══ SOURCE DATA

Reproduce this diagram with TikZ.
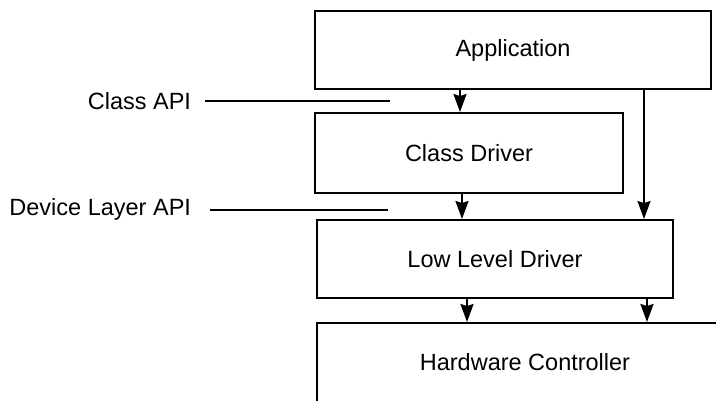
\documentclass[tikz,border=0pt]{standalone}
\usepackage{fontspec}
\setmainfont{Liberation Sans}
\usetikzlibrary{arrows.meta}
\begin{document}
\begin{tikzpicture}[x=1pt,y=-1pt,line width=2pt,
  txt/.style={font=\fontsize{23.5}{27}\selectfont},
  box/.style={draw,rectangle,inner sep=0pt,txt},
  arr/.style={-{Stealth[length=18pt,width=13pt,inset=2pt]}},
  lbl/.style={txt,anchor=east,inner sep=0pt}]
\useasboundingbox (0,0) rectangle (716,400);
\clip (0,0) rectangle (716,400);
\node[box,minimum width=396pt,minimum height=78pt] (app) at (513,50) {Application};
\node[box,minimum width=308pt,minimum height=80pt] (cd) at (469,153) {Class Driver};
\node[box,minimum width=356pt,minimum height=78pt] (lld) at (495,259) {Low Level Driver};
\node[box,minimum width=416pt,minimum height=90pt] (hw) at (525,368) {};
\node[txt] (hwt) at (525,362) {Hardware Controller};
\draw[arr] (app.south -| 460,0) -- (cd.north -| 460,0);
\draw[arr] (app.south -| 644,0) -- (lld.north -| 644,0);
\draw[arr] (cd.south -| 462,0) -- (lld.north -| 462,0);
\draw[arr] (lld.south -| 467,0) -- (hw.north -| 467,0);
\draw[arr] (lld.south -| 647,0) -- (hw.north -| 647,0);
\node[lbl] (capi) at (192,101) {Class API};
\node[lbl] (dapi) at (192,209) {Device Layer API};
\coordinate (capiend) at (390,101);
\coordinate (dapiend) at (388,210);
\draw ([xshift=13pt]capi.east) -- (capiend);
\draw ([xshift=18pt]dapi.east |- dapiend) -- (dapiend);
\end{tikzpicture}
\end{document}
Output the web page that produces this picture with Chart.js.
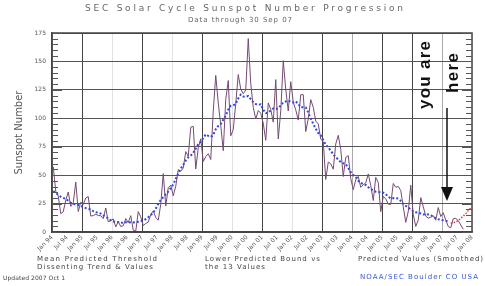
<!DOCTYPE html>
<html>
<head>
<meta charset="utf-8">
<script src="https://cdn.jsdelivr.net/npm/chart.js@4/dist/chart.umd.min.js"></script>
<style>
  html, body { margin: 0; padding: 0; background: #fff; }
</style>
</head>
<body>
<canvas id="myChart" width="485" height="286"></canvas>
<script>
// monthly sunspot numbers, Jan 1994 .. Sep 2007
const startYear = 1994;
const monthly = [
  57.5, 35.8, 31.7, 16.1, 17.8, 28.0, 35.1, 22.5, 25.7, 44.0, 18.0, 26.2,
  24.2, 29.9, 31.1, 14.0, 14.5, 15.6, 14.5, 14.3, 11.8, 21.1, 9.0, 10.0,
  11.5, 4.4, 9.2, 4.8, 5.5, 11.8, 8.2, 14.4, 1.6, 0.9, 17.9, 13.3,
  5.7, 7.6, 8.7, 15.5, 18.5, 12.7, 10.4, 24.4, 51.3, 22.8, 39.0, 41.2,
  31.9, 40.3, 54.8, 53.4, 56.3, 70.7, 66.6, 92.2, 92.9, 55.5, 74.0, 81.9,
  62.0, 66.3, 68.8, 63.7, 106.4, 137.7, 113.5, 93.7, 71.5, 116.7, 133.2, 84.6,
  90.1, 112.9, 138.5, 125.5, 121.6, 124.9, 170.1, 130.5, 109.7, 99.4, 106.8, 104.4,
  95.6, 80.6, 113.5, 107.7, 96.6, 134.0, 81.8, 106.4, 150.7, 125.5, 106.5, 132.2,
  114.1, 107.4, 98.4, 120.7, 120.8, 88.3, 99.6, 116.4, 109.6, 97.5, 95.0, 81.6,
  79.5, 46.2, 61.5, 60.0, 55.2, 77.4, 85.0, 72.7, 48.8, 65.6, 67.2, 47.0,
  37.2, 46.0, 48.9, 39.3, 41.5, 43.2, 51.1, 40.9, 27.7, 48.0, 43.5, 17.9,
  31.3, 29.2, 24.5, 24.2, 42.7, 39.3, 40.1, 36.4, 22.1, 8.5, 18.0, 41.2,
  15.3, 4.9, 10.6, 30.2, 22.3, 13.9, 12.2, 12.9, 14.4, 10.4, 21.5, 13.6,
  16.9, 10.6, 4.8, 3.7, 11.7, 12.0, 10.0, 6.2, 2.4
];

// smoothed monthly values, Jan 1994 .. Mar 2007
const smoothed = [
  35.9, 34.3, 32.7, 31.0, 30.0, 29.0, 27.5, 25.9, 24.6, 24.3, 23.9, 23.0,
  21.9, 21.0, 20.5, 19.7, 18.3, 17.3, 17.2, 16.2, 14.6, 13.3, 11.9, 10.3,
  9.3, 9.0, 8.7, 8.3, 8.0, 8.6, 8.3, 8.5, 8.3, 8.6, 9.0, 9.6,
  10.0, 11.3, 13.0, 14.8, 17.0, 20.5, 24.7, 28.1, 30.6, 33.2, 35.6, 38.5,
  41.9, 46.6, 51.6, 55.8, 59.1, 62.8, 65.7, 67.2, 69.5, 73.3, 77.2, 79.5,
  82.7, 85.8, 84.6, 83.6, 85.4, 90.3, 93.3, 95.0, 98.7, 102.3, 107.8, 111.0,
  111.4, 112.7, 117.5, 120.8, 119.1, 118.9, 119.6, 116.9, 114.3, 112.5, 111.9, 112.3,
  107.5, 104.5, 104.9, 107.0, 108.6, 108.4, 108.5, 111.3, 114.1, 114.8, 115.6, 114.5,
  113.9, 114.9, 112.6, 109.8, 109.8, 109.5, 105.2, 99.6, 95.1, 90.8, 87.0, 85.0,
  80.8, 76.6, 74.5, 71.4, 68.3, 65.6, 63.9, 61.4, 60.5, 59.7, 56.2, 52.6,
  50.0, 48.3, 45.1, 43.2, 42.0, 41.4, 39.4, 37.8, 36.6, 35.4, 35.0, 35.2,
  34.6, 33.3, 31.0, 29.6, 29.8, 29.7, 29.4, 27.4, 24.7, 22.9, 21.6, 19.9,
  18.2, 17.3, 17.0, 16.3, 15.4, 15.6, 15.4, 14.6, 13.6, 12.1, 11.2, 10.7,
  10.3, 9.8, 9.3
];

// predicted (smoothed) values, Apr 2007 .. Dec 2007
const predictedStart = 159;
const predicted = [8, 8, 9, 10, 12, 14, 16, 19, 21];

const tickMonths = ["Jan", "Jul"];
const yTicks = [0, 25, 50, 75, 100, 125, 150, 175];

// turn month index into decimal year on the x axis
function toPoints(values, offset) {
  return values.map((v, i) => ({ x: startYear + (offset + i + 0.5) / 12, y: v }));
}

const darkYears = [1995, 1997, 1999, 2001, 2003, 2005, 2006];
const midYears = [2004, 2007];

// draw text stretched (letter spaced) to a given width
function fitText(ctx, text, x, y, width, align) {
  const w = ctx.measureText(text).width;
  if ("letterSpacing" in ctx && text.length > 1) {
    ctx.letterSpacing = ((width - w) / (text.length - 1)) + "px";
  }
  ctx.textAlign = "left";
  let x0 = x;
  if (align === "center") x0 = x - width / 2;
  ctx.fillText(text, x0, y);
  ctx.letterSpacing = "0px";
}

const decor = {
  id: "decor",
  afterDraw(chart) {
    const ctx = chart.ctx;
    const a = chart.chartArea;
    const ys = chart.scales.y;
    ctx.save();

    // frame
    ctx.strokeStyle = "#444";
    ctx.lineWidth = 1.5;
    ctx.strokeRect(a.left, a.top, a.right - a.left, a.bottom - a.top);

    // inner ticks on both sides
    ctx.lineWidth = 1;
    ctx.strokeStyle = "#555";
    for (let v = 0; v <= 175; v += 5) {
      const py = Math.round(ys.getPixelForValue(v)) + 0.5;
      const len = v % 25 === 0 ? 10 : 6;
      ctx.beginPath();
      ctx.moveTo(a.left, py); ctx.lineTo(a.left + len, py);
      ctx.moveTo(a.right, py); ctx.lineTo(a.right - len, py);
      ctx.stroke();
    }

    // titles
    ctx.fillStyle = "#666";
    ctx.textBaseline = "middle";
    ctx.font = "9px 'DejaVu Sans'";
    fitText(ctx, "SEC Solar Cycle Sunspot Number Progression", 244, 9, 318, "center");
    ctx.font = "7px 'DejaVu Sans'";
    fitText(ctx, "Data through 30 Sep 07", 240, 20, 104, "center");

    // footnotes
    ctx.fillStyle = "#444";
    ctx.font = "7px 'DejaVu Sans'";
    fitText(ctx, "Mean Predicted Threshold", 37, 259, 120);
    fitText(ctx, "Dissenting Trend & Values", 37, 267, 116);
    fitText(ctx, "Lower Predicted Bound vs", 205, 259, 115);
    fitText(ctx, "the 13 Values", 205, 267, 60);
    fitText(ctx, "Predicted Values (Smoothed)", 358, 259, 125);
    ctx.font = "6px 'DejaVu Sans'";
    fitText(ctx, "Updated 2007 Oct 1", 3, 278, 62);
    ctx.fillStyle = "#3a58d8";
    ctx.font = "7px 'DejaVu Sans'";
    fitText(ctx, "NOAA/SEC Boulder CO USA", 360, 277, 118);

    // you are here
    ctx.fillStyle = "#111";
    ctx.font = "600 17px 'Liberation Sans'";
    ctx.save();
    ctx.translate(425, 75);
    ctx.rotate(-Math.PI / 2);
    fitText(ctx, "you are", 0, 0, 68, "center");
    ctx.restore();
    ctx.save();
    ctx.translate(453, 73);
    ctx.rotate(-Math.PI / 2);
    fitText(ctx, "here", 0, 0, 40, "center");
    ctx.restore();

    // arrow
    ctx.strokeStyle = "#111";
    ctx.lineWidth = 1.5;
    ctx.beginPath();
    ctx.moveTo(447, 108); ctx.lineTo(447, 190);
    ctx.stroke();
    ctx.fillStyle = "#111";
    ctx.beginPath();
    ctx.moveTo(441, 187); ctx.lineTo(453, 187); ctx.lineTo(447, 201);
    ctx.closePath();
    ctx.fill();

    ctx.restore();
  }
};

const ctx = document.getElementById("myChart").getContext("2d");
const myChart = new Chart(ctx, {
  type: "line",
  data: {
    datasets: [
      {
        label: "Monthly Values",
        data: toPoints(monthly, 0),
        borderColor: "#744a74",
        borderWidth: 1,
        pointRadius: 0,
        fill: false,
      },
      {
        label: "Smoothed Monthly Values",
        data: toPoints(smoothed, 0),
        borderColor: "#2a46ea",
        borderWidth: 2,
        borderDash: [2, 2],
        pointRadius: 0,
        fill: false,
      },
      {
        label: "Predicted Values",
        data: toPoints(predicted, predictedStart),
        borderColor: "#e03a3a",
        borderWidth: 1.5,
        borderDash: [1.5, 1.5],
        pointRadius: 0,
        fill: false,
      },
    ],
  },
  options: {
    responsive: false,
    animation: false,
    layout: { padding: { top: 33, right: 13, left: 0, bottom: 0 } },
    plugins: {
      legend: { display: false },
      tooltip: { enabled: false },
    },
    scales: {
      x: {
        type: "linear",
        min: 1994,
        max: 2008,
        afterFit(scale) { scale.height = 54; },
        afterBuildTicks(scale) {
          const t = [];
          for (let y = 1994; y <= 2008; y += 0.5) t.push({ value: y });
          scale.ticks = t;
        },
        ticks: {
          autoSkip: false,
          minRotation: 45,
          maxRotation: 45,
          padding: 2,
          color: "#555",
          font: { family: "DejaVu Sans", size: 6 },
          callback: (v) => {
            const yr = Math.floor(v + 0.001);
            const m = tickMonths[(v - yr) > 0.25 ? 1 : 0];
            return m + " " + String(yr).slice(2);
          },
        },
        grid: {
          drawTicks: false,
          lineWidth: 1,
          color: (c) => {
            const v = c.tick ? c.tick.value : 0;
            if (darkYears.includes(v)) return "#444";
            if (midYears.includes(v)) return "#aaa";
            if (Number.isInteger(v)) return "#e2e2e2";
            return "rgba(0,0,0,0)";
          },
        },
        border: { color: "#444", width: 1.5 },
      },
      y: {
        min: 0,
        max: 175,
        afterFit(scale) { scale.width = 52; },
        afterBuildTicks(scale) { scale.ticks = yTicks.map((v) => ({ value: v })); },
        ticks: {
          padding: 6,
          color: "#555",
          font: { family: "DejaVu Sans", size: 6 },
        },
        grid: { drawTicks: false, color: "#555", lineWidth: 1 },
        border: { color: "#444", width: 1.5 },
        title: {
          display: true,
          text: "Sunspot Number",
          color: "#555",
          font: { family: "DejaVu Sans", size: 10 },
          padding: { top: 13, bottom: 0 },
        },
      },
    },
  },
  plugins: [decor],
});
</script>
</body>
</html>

════

### TASK DIRECTIONS
Pick out each line containing "this" and report it.

### COMPLETE RESPONSE
Reproduce this diagram with TikZ.
Output the web page that produces this picture with Chart.js.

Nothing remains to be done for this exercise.